Workers’ risk rationalities
While insurance illiteracy or financial illiteracy in general is often cited as the cause of low social insurance coverage, the decision to insure or not is more complex. Insurance should be understood as only one tool, among others, to deal with risk.
In an attempt to understand various rationalities of Indonesian workers and how they perceive and deal with risk, my thesis examined the influence of resources, social relationships and perspectives on the future. Combining these three elements, I developed three types of risk rationalities that people use when deciding whether they are willing to take social insurance or not:
- Surviving the present: Individuals in this category mainly do not insure themselves, as their priority is to have enough money to pay for basic needs and they do not generally have disposable income for anything else. They have very low-incomes and are often self-employed or low-paid labourers in urban slum or agricultural settings with few assets. Some people in this situation are already covered by government subsidies for health insurance, but there are currently no subsidies for employment insurance so far.
- Protecting the family: For individuals in this category, insurance is considered when they have more secure employment and income, but they still feel that their current security to some extent, is fragile and therefore they are looking for ways to protect their children and other family members. Most of them chose insurance or social insurance as one of the means to protect them from financial risk in the future, or simply because their employers enrolled them as part of their employment contract.
- Flexibly control the future. Those in this category have better resources and wealth but found many insurance products too inflexible and limited their control over their future resources. They had confidence that they had sufficient resources such as knowledge and skills to control risk. Their choice was commonly a product such as the ULIPs (Unit-Linked Insurance Products), which combines insurance and investment and which has term of disbursement that are more flexible than merely life or health insurance.

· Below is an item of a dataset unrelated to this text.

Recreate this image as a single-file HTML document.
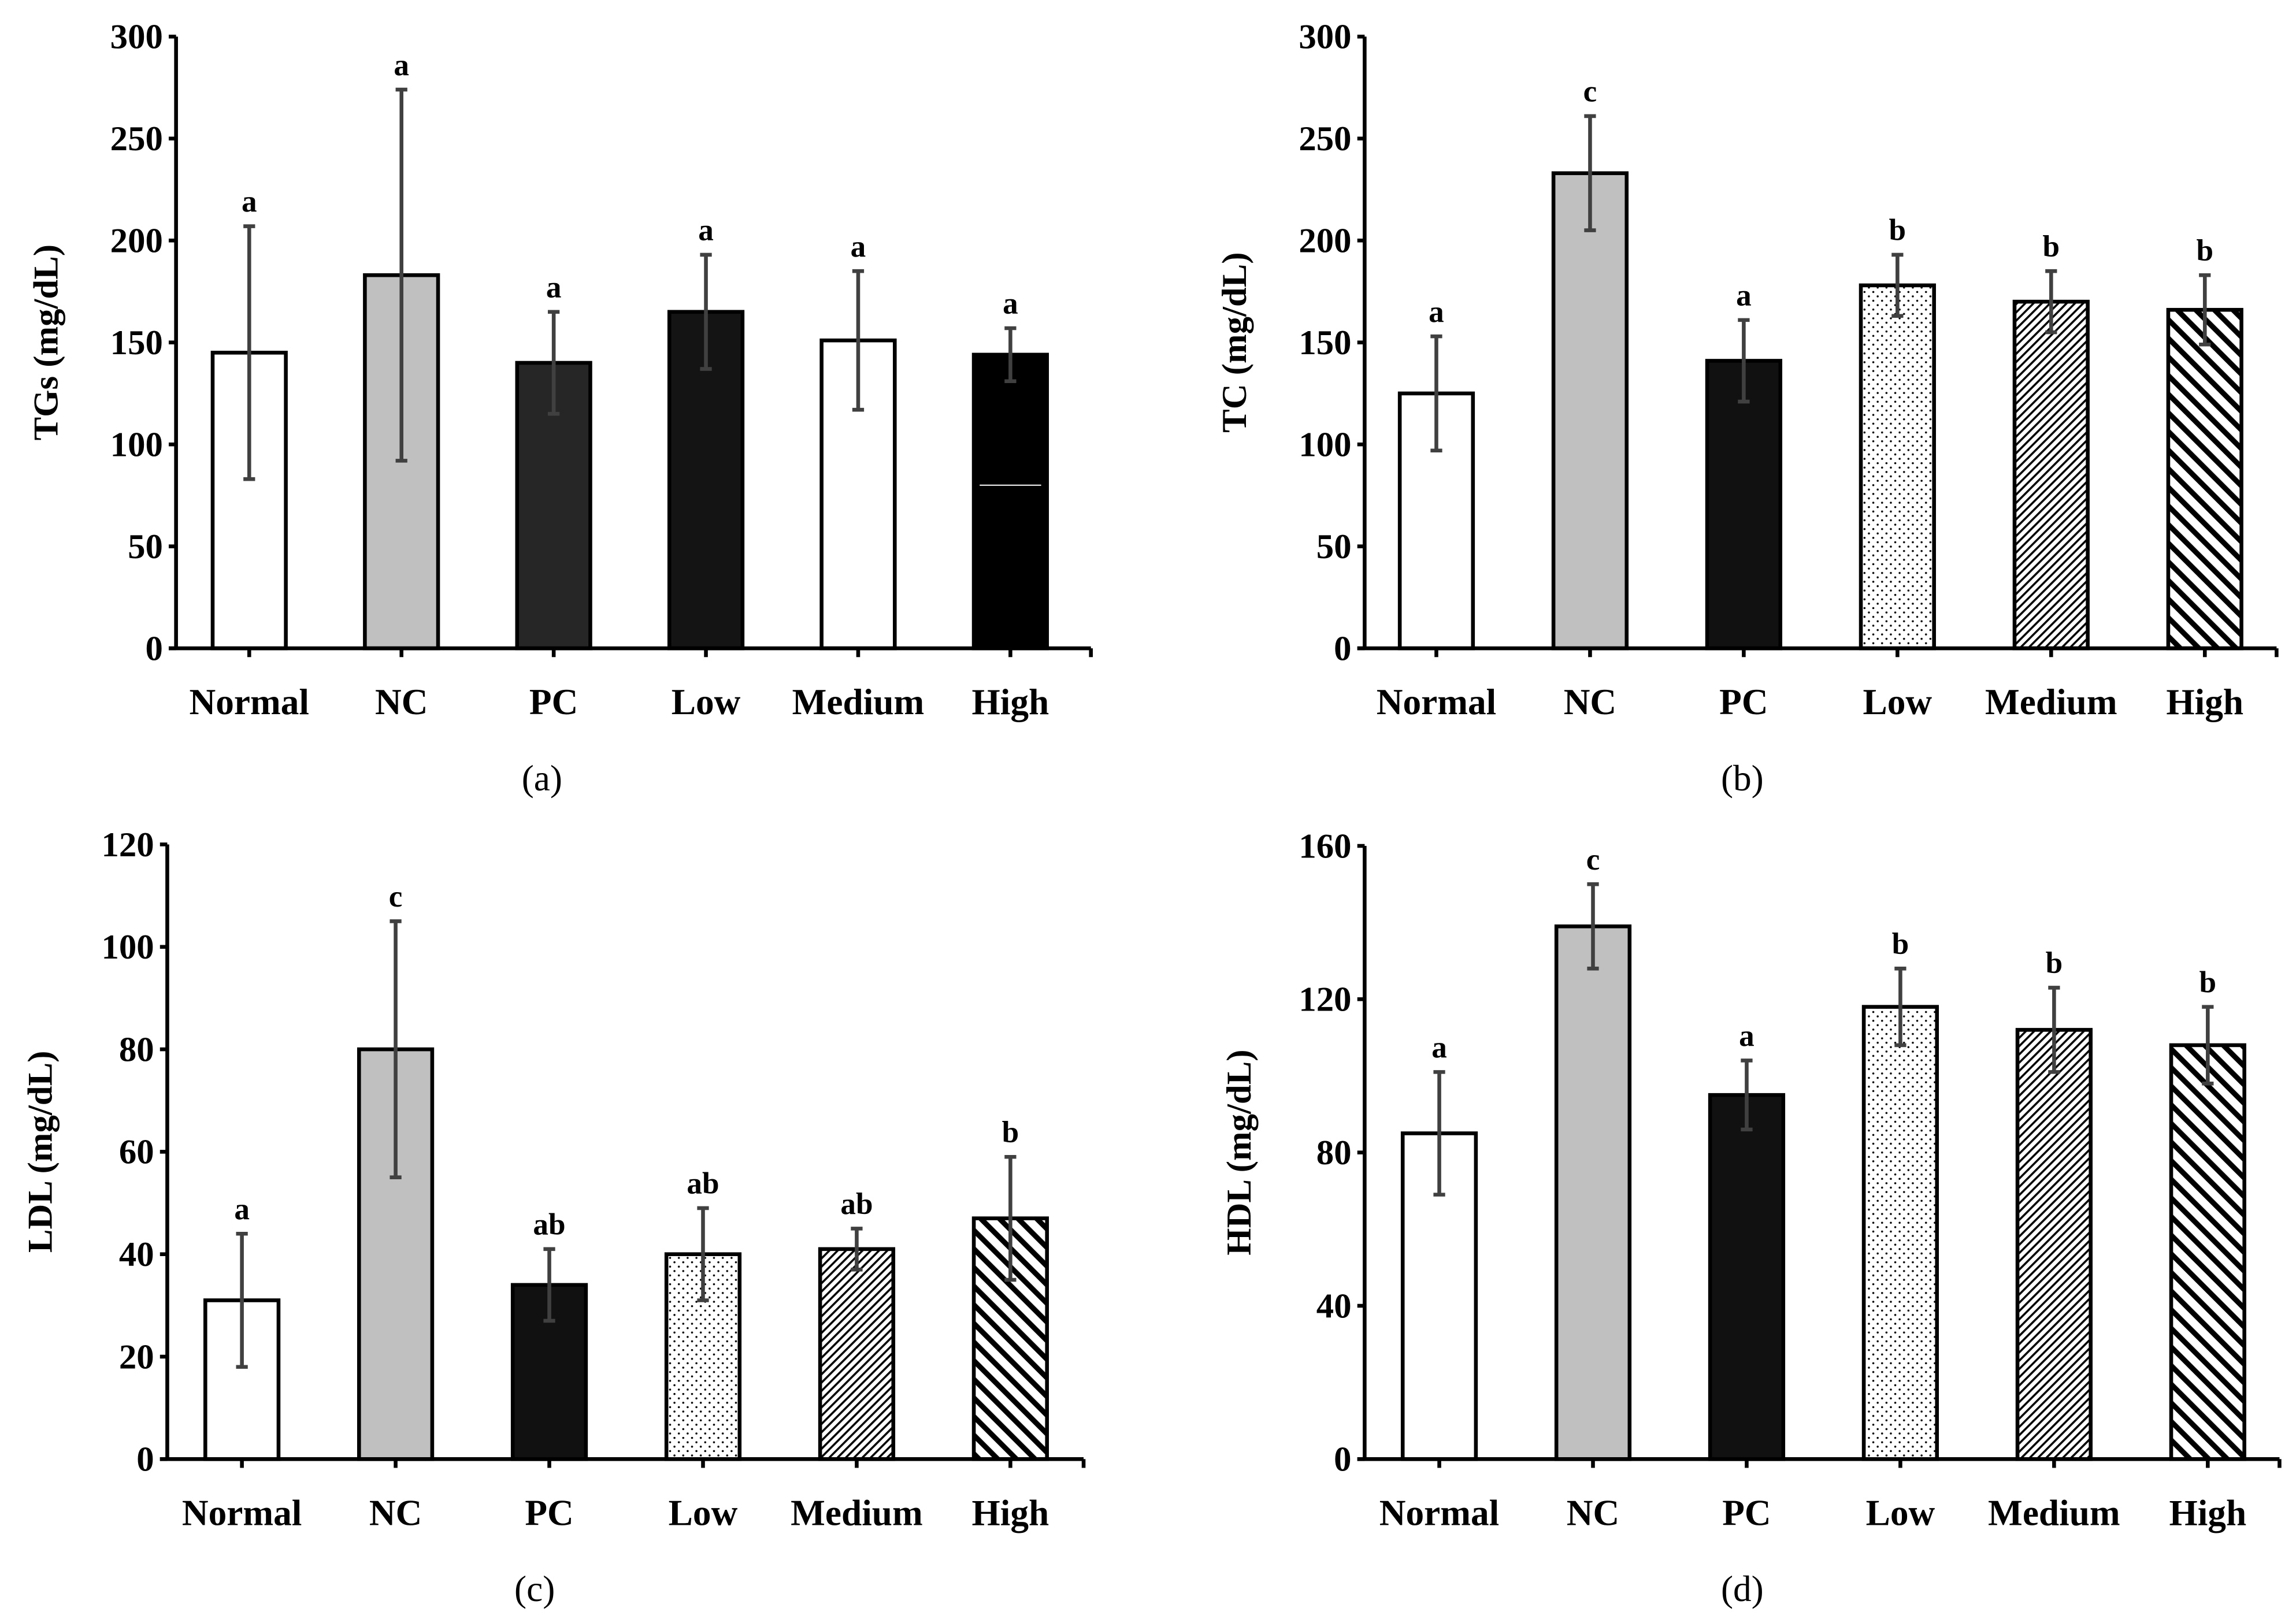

This illustrates that while financial literacy is important, people’s experience and circumstances also impact greatly on their social insurance decisions.
For Indonesia’s national social insurance model to be viable, it needs enough subscribers making regular payments at a high enough rate. The scheme also needs to adapt to fast-changing employment relations and demography, rather than being based on a design that is two centuries old.
Furthermore, trust is a key social concept that encompasses many realities, social and economic alike that is often unrecognised and undermined. Lack of trust in institutions and people who work in institutions are often inseparable. Building transparency and improving the quality of public and financial institutions is needed to regain trust to public in institutions.
Finally, understanding the diversity of people’s risk rationalities can help policymakers understand the dynamics of people’s realities. Social insurance must be designed to be more adaptive and more flexible to cater such realities.